* GOAL OF THE EXERCISE
Without the pictures, extract every line from the start of the material to the line containing "from bokeh.resources import INLINE", both ends included.

"""

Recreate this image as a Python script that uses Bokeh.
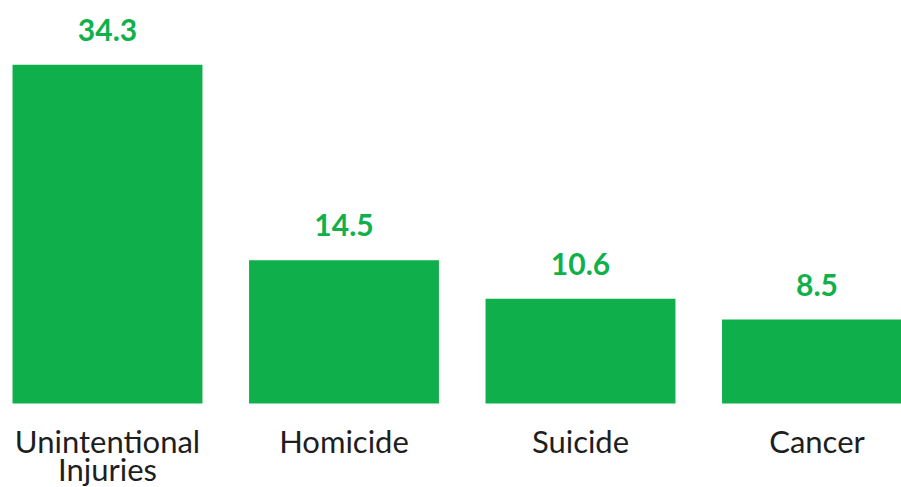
from bokeh.plotting import figure
from bokeh.models import ColumnDataSource, Range1d
from bokeh.core.properties import value
from bokeh.embed import file_html
from bokeh.resources import INLINE

categories = ["Unintentional\nInjuries", "Homicide", "Suicide", "Cancer"]
values = [34.3, 14.5, 10.6, 8.5]
value_labels = ["34.3", "14.5", "10.6", "8.5"]

idx = list(range(len(categories)))
src = ColumnDataSource(dict(x=idx, top=values, lab=value_labels))

# one row per text line of the category labels
lx, ltext, lyoff = [], [], []
for i, c in enumerate(categories):
    for j, line in enumerate(c.split("\n")):
        lx.append(i)
        ltext.append(line)
        lyoff.append(37 + 28 * j)
cat_src = ColumnDataSource(dict(x=lx, y=[0] * len(lx), text=ltext, yoff=lyoff))

p = figure(width=901, height=487, output_backend="svg", toolbar_location=None,
           x_range=Range1d(-0.4524, 3.3573), y_range=Range1d(-8.506, 40.81),
           min_border=0)
p.outline_line_color = None
p.grid.grid_line_color = None
p.axis.visible = False
p.background_fill_color = "white"
p.border_fill_color = "white"

p.vbar(x="x", top="top", bottom=0, width=0.803, source=src, fill_color="#0FAF4B", line_color=None)
p.text(x="x", y="top", text="lab", source=src, text_align="center", text_baseline="alphabetic",
       y_offset=-35, text_font=value("Lato"), text_font_style="bold", text_font_size="30px",
       text_color="#10B04B")
p.text(x="x", y="y", text="text", source=cat_src, text_align="center", text_baseline="alphabetic",
       y_offset="yoff", text_font=value("Lato"), text_font_size="31px",
       text_color="#1E1E1E")

open("out.html", "w").write(file_html(p, INLINE))
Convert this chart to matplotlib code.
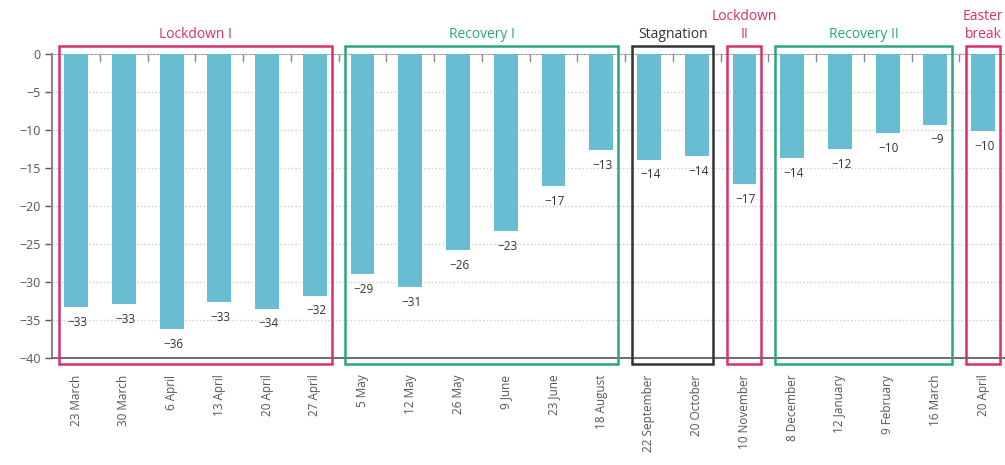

"""

* RESULT OF THE TASK
Recreate this image as a Python script that uses Bokeh.
from bokeh.plotting import figure
from bokeh.models import ColumnDataSource, Range1d
from bokeh.core.properties import value
from bokeh.embed import file_html
from bokeh.resources import INLINE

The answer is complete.